Objective →
Using the listing below, please gather every line containing the word "this".

Listed entries →

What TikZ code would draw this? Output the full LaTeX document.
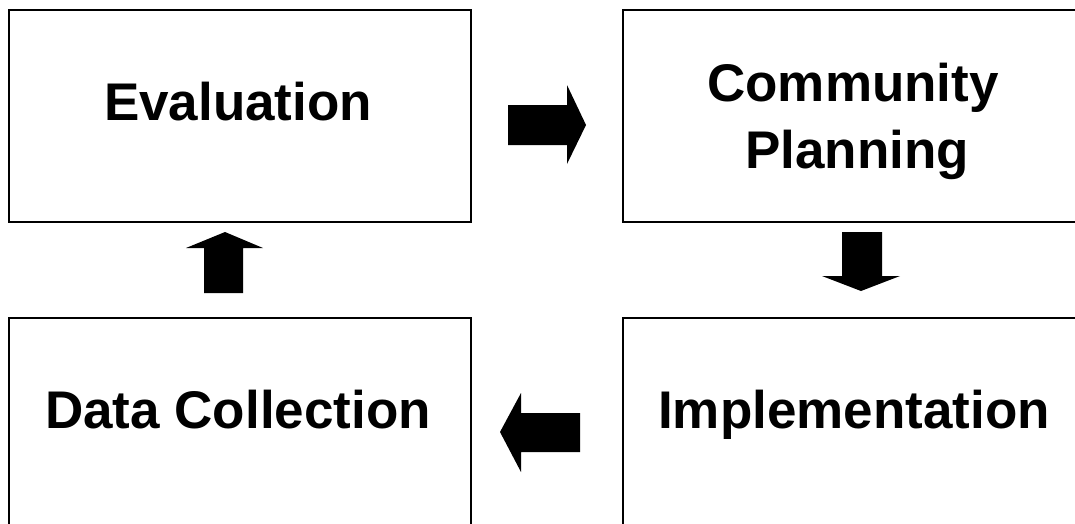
\documentclass[tikz,border=0pt]{standalone}
\usepackage{fontspec}
\setmainfont{Liberation Sans}
\begin{document}
\begin{tikzpicture}[x=1pt,y=-1pt,
  box/.style={draw=black, line width=2.2pt, minimum width=462pt, minimum height=212pt, inner sep=0pt, outer sep=0pt},
  lbl/.style={font=\fontsize{53}{64}\selectfont\bfseries, inner sep=0pt, anchor=base},
  blockarrow/.style={fill=black}]
\useasboundingbox (0,0) rectangle (1075,523);
\clip (0,0) rectangle (1075,523);
\node[box] (eval) at (240,116) {};
\node[box] (plan) at (854,116) {};
\node[box] (data) at (240,424) {};
\node[box] (impl) at (854,424) {};
\node[lbl] (evalt) at (238,120) {Evaluation};
\node[lbl] (plant1) at (853,101) {Community};
\node[lbl] (plant2) at (857,168) {Planning};
\node[lbl] (datat) at (238,428) {Data Collection};
\node[lbl] (implt) at (854,428) {Implementation};
% right arrow (eval -> plan)
\fill[blockarrow] (508,105) -- (567,105) -- (567,85) -- (586,125) -- (567,164) -- (567,145) -- (508,145) -- cycle;
% down arrow (plan -> impl)
\fill[blockarrow] (842,232) -- (882,232) -- (882,276) -- (900,276) -- (861,291) -- (822,276) -- (842,276) -- cycle;
% left arrow (impl -> data)
\fill[blockarrow] (580,413) -- (521,413) -- (521,393) -- (500,432) -- (521,472) -- (521,452) -- (580,452) -- cycle;
% up arrow (data -> eval)
\fill[blockarrow] (204,293) -- (204,248) -- (186,248) -- (225,232) -- (263,248) -- (243,248) -- (243,293) -- cycle;
\end{tikzpicture}
\end{document}
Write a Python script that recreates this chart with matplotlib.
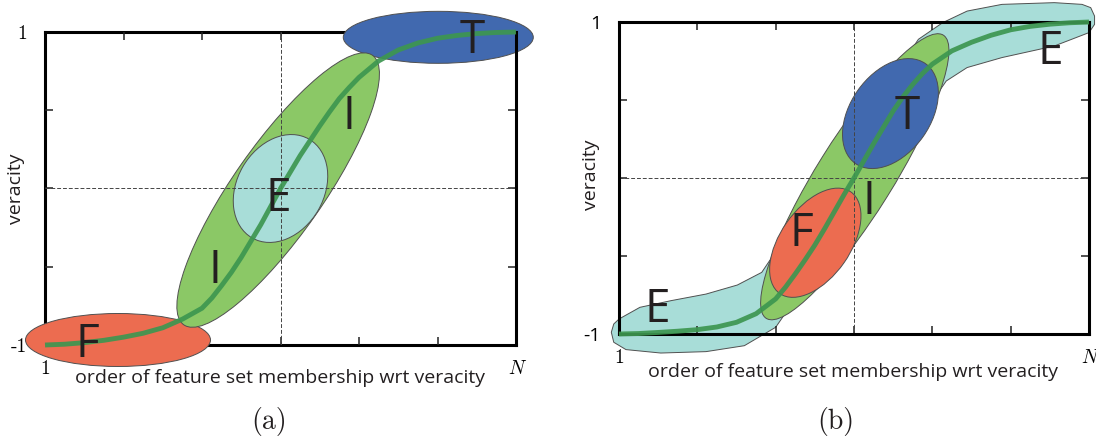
import numpy as np
import matplotlib
matplotlib.use("Agg")
import matplotlib.pyplot as plt
from matplotlib.patches import Ellipse, Polygon
from matplotlib.transforms import Affine2D

W, H, DPI = 1096, 440, 100

# ── curve (order x in 0..6, veracity -1..1) ──────────────────────────────────
curve_x   = [0, 0.25, 0.5, 0.75, 1.0, 1.25, 1.5, 1.75, 2.0, 2.125, 2.25, 2.375,
             2.5, 2.625, 2.75, 2.875, 3.0, 3.125, 3.25, 3.375, 3.5, 3.625, 3.75,
             3.875, 4.0, 4.25, 4.5, 4.75, 5.0, 5.25, 5.5, 5.75, 6.0]
curve_a_y = [-1, -0.995, -0.985, -0.97, -0.95, -0.925, -0.89, -0.835, -0.765,
             -0.70, -0.62, -0.535, -0.44, -0.335, -0.23, -0.115, 0.0, 0.105,
             0.21, 0.305, 0.40, 0.49, 0.575, 0.645, 0.71, 0.815, 0.885, 0.93,
             0.96, 0.978, 0.99, 0.997, 1.0]
curve_b_y = [-1, -0.997, -0.99, -0.982, -0.972, -0.955, -0.925, -0.87, -0.775,
             -0.70, -0.615, -0.525, -0.43, -0.325, -0.215, -0.105, 0.0, 0.11,
             0.22, 0.325, 0.43, 0.52, 0.60, 0.67, 0.73, 0.815, 0.87, 0.915,
             0.95, 0.972, 0.986, 0.995, 1.0]

# ellipses: centre (data), width/height (px), angle (deg)
ell_a = [  # name, cx, cy, w, h, angle, colour
    ("F", 0.93, -0.968, 185, 53, 0, "#ec6c50"),
    ("T", 5.01, 0.966, 190, 52, 0, "#4169af"),
    ("I", 2.97, -0.01, 329, 90, 55, "#8bc866"),
    ("E", 3.00, 0.0, 114, 87, 60, "#a8ddd8"),
]
ell_b = [
    ("I", 3.01, 0.008, 334, 76, 58, "#8bc866"),
    ("F", 2.506, -0.415, 124, 70, 55, "#ec6c50"),
    ("T", 3.465, 0.413, 122, 80, 55, "#4169af"),
]
# E band of panel (b), outline in data coords
band_x = [-0.067, -0.098, -0.067, 0.0, 0.267, 0.667, 1.111, 1.511, 1.822, 3.822,
          4.133, 4.444, 4.889, 5.556, 5.911, 6.022, 6.071, 6.071, 6.0, 5.556,
          4.889, 4.444, 4.178, 2.0, 1.6, 1.111, 0.533, 0.089]
band_y = [-1.053, -0.989, -0.936, -0.904, -0.829, -0.786, -0.744, -0.686, -0.605,
          0.889, 0.996, 1.070, 1.113, 1.124, 1.113, 1.092, 1.038, 0.985, 0.932,
          0.846, 0.772, 0.708, 0.622, -0.957, -1.075, -1.113, -1.122, -1.100]

# big letters: text, x, baseline y
let_a = [("F", 0.545, -1.075), ("T", 5.44, 0.868), ("I", 3.867, 0.377),
         ("E", 2.973, -0.146), ("I", 2.168, -0.601)]
let_b = [("E", 0.489, -0.921), ("F", 2.324, -0.434), ("I", 3.187, -0.232),
         ("T", 3.676, 0.317), ("E", 5.511, 0.729)]

SANS = ["Open Sans", "DejaVu Sans"]
INK = "#231f20"
CURVE = "#3d9650"


def px_box(left, top, w, h):
    return [left / W, (H - top - h) / H, w / W, h / H]


def add_ellipse(ax, cx, cy, w, h, ang, col, z):
    pos = ax.get_position()
    sx = pos.width * W / 6.0
    sy = pos.height * H / 2.0
    tr = Affine2D().scale(1 / sx, 1 / sy) + ax.transData
    e = Ellipse((cx * sx, cy * sy), w, h, angle=ang, transform=tr, facecolor=col,
                edgecolor="#505050", lw=0.7, zorder=z, clip_on=False)
    ax.add_patch(e)


def setup(ax, ysans):
    ax.set_xlim(0, 6)
    ax.set_ylim(-1, 1)
    ax.set_xticks([0, 6])
    ax.set_xticklabels(["1", "N"])
    ax.set_yticks([-1, 1])
    ax.set_yticklabels(["-1", "1"])
    ax.set_xticks([1, 2, 3, 4, 5], minor=True)
    ax.set_yticks([-0.5, 0, 0.5], minor=True)
    ax.tick_params(which="major", length=0, labelsize=14)
    ax.tick_params(axis="x", which="major", pad=11)
    ax.tick_params(axis="y", which="major", pad=13)
    ax.tick_params(which="minor", direction="in", length=6, width=1.1,
                   top=True, right=True, color="#222222")
    xl = ax.get_xticklabels()
    xl[0].set_fontfamily("cmr10")
    xl[1].set_fontfamily("cmmi10")
    for t in ax.get_yticklabels():
        t.set_fontfamily(SANS if ysans else "cmr10")
    for s in ax.spines.values():
        s.set_linewidth(2.2)
    ax.axvline(3, color="#444444", lw=0.7, ls=(0, (4, 2)), zorder=4)
    ax.axhline(0, color="#444444", lw=0.7, ls=(0, (4, 2)), zorder=4)


fig = plt.figure(figsize=(W / DPI, H / DPI), dpi=DPI)
ax_a = fig.add_axes(px_box(45, 32, 471, 313))
ax_b = fig.add_axes(px_box(619, 22, 470, 312))

# ── panel (a) ────────────────────────────────────────────────────────────────
setup(ax_a, ysans=False)
for name, sp in ax_a.spines.items():
    sp.set_zorder(5 if name == "right" else 1)
for k, (nm, cx, cy, w, h, ang, col) in enumerate(ell_a):
    add_ellipse(ax_a, cx, cy, w, h, ang, col, 2 + 0.1 * k)
ax_a.plot(curve_x, curve_a_y, color=CURVE, lw=3.5, alpha=0.92, zorder=6,
          solid_capstyle="butt", solid_joinstyle="round", clip_on=False)
for s, x, y in let_a:
    ax_a.text(x, y, s, fontsize=33, family=SANS, color=INK, ha="center",
              va="baseline", zorder=7)
ax_a.text(-0.062, 0.5, "veracity", transform=ax_a.transAxes, rotation=90,
          ha="center", va="center", fontsize=14, family=SANS, color=INK)
ax_a.text(0.498, -0.105, "order of feature set membership wrt veracity",
          transform=ax_a.transAxes, ha="center", va="center", fontsize=14,
          family=SANS, color=INK)
ax_a.text(0.476, -0.246, "(a)", transform=ax_a.transAxes, ha="center",
          va="center", fontsize=20, family="cmr10", color=INK)

# ── panel (b) ────────────────────────────────────────────────────────────────
setup(ax_b, ysans=True)
for sp in ax_b.spines.values():
    sp.set_zorder(5)
ax_b.add_patch(Polygon(np.column_stack([band_x, band_y]), closed=True,
                       facecolor="#a8ddd8", edgecolor="#505050", lw=0.7,
                       joinstyle="round", zorder=1.5, clip_on=False))
for k, (nm, cx, cy, w, h, ang, col) in enumerate(ell_b):
    add_ellipse(ax_b, cx, cy, w, h, ang, col, 2 + 0.1 * k)
ax_b.plot(curve_x, curve_b_y, color=CURVE, lw=3.5, alpha=0.92, zorder=6,
          solid_capstyle="butt", solid_joinstyle="round", clip_on=False)
for s, x, y in let_b:
    ax_b.text(x, y, s, fontsize=33, family=SANS, color=INK, ha="center",
              va="baseline", zorder=7)
ax_b.text(-0.06, 0.51, "veracity", transform=ax_b.transAxes, rotation=90,
          ha="center", va="center", fontsize=14, family=SANS, color=INK)
ax_b.text(0.498, -0.122, "order of feature set membership wrt veracity",
          transform=ax_b.transAxes, ha="center", va="center", fontsize=14,
          family=SANS, color=INK)
ax_b.text(0.462, -0.282, "(b)", transform=ax_b.transAxes, ha="center",
          va="center", fontsize=20, family="cmr10", color=INK)

fig.savefig("out.png", dpi=DPI)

Complete response →
What TikZ code would draw this? Output the full LaTeX document.
Write a Python script that recreates this chart with matplotlib.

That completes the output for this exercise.